■ TASK DATA:
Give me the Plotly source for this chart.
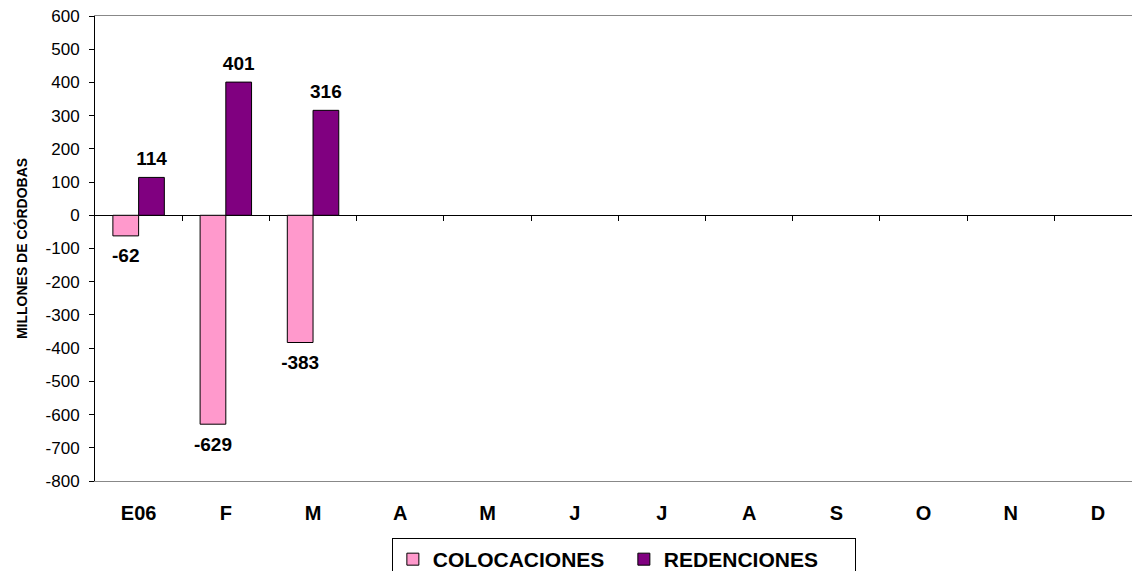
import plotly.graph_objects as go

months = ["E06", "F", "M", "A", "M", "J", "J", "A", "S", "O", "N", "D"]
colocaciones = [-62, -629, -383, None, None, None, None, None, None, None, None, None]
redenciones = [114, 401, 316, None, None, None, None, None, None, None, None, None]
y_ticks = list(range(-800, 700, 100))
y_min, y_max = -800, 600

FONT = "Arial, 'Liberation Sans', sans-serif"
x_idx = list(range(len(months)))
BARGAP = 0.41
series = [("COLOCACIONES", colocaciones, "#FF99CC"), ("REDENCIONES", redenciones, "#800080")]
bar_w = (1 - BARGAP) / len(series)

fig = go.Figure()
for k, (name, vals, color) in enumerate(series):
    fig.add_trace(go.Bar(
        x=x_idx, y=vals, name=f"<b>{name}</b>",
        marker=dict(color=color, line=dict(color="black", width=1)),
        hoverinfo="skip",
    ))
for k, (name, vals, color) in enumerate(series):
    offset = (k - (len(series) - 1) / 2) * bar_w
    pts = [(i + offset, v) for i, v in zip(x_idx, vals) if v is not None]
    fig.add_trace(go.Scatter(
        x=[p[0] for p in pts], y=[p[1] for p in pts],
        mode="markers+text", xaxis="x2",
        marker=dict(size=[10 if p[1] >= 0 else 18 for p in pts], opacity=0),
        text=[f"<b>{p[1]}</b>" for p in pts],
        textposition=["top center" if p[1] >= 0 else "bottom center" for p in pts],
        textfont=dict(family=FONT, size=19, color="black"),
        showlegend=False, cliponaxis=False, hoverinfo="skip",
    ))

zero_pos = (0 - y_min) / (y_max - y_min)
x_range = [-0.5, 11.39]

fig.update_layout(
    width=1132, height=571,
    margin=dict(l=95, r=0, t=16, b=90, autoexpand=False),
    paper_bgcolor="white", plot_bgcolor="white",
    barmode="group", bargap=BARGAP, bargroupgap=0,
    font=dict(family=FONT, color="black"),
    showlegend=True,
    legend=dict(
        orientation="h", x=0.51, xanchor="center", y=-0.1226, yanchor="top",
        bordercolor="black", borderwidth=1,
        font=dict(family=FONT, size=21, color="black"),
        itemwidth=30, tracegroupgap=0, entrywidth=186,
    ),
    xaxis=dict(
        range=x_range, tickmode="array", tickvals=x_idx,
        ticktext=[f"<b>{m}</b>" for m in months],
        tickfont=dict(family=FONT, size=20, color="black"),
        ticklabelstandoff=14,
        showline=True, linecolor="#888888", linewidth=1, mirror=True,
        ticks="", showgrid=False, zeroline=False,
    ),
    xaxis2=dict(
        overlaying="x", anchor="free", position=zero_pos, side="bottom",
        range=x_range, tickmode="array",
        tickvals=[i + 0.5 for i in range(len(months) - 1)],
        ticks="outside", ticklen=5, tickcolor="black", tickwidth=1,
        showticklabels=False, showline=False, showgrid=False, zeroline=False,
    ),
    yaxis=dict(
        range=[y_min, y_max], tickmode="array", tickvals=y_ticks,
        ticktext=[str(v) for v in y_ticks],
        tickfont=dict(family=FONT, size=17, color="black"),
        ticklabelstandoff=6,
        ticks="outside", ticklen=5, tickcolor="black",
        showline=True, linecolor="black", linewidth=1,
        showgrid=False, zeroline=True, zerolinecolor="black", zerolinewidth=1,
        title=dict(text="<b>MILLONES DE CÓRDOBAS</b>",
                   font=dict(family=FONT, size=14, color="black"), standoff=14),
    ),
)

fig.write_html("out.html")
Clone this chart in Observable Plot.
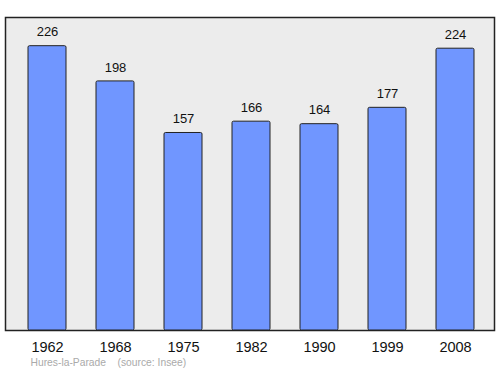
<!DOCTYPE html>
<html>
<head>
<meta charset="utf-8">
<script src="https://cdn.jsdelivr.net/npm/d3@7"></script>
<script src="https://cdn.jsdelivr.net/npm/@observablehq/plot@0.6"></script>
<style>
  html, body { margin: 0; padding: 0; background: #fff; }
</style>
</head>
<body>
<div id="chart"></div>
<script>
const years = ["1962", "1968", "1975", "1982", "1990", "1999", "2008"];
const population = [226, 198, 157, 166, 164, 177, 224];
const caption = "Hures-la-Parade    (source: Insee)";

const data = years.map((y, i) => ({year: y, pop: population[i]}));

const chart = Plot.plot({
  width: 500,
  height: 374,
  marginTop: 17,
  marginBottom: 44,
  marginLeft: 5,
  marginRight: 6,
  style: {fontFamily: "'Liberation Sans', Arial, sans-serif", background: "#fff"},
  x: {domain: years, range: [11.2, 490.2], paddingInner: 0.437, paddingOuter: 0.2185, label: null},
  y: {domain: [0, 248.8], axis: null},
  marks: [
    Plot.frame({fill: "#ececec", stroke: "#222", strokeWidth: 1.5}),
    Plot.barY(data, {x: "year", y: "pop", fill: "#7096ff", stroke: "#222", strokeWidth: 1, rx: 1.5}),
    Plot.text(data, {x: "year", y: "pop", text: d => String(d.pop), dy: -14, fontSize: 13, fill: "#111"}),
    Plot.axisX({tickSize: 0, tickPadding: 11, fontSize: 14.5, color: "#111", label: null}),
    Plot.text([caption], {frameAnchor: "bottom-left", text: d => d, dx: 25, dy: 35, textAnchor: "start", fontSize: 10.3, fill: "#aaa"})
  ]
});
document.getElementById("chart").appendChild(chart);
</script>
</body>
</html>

■ WHAT IS REQUIRED:
Exactly as written, return every line of the listing, but not the pictures.

■ ANSWER TO THIS EXERCISE:
Give me the Plotly source for this chart.
import plotly.graph_objects as go

months = ["E06", "F", "M", "A", "M", "J", "J", "A", "S", "O", "N", "D"]
colocaciones = [-62, -629, -383, None, None, None, None, None, None, None, None, None]
redenciones = [114, 401, 316, None, None, None, None, None, None, None, None, None]
y_ticks = list(range(-800, 700, 100))
y_min, y_max = -800, 600

FONT = "Arial, 'Liberation Sans', sans-serif"
x_idx = list(range(len(months)))
BARGAP = 0.41
series = [("COLOCACIONES", colocaciones, "#FF99CC"), ("REDENCIONES", redenciones, "#800080")]
bar_w = (1 - BARGAP) / len(series)

fig = go.Figure()
for k, (name, vals, color) in enumerate(series):
    fig.add_trace(go.Bar(
        x=x_idx, y=vals, name=f"<b>{name}</b>",
        marker=dict(color=color, line=dict(color="black", width=1)),
        hoverinfo="skip",
    ))
for k, (name, vals, color) in enumerate(series):
    offset = (k - (len(series) - 1) / 2) * bar_w
    pts = [(i + offset, v) for i, v in zip(x_idx, vals) if v is not None]
    fig.add_trace(go.Scatter(
        x=[p[0] for p in pts], y=[p[1] for p in pts],
        mode="markers+text", xaxis="x2",
        marker=dict(size=[10 if p[1] >= 0 else 18 for p in pts], opacity=0),
        text=[f"<b>{p[1]}</b>" for p in pts],
        textposition=["top center" if p[1] >= 0 else "bottom center" for p in pts],
        textfont=dict(family=FONT, size=19, color="black"),
        showlegend=False, cliponaxis=False, hoverinfo="skip",
    ))

zero_pos = (0 - y_min) / (y_max - y_min)
x_range = [-0.5, 11.39]

fig.update_layout(
    width=1132, height=571,
    margin=dict(l=95, r=0, t=16, b=90, autoexpand=False),
    paper_bgcolor="white", plot_bgcolor="white",
    barmode="group", bargap=BARGAP, bargroupgap=0,
    font=dict(family=FONT, color="black"),
    showlegend=True,
    legend=dict(
        orientation="h", x=0.51, xanchor="center", y=-0.1226, yanchor="top",
        bordercolor="black", borderwidth=1,
        font=dict(family=FONT, size=21, color="black"),
        itemwidth=30, tracegroupgap=0, entrywidth=186,
    ),
    xaxis=dict(
        range=x_range, tickmode="array", tickvals=x_idx,
        ticktext=[f"<b>{m}</b>" for m in months],
        tickfont=dict(family=FONT, size=20, color="black"),
        ticklabelstandoff=14,
        showline=True, linecolor="#888888", linewidth=1, mirror=True,
        ticks="", showgrid=False, zeroline=False,
    ),
    xaxis2=dict(
        overlaying="x", anchor="free", position=zero_pos, side="bottom",
        range=x_range, tickmode="array",
        tickvals=[i + 0.5 for i in range(len(months) - 1)],
        ticks="outside", ticklen=5, tickcolor="black", tickwidth=1,
        showticklabels=False, showline=False, showgrid=False, zeroline=False,
    ),
    yaxis=dict(
        range=[y_min, y_max], tickmode="array", tickvals=y_ticks,
        ticktext=[str(v) for v in y_ticks],
        tickfont=dict(family=FONT, size=17, color="black"),
        ticklabelstandoff=6,
        ticks="outside", ticklen=5, tickcolor="black",
        showline=True, linecolor="black", linewidth=1,
        showgrid=False, zeroline=True, zerolinecolor="black", zerolinewidth=1,
        title=dict(text="<b>MILLONES DE CÓRDOBAS</b>",
                   font=dict(family=FONT, size=14, color="black"), standoff=14),
    ),
)

fig.write_html("out.html")
Clone this chart in Observable Plot.
<!DOCTYPE html>
<html>
<head>
<meta charset="utf-8">
<script src="https://cdn.jsdelivr.net/npm/d3@7"></script>
<script src="https://cdn.jsdelivr.net/npm/@observablehq/plot@0.6"></script>
<style>
  html, body { margin: 0; padding: 0; background: #fff; }
</style>
</head>
<body>
<div id="chart"></div>
<script>
const years = ["1962", "1968", "1975", "1982", "1990", "1999", "2008"];
const population = [226, 198, 157, 166, 164, 177, 224];
const caption = "Hures-la-Parade    (source: Insee)";

const data = years.map((y, i) => ({year: y, pop: population[i]}));

const chart = Plot.plot({
  width: 500,
  height: 374,
  marginTop: 17,
  marginBottom: 44,
  marginLeft: 5,
  marginRight: 6,
  style: {fontFamily: "'Liberation Sans', Arial, sans-serif", background: "#fff"},
  x: {domain: years, range: [11.2, 490.2], paddingInner: 0.437, paddingOuter: 0.2185, label: null},
  y: {domain: [0, 248.8], axis: null},
  marks: [
    Plot.frame({fill: "#ececec", stroke: "#222", strokeWidth: 1.5}),
    Plot.barY(data, {x: "year", y: "pop", fill: "#7096ff", stroke: "#222", strokeWidth: 1, rx: 1.5}),
    Plot.text(data, {x: "year", y: "pop", text: d => String(d.pop), dy: -14, fontSize: 13, fill: "#111"}),
    Plot.axisX({tickSize: 0, tickPadding: 11, fontSize: 14.5, color: "#111", label: null}),
    Plot.text([caption], {frameAnchor: "bottom-left", text: d => d, dx: 25, dy: 35, textAnchor: "start", fontSize: 10.3, fill: "#aaa"})
  ]
});
document.getElementById("chart").appendChild(chart);
</script>
</body>
</html>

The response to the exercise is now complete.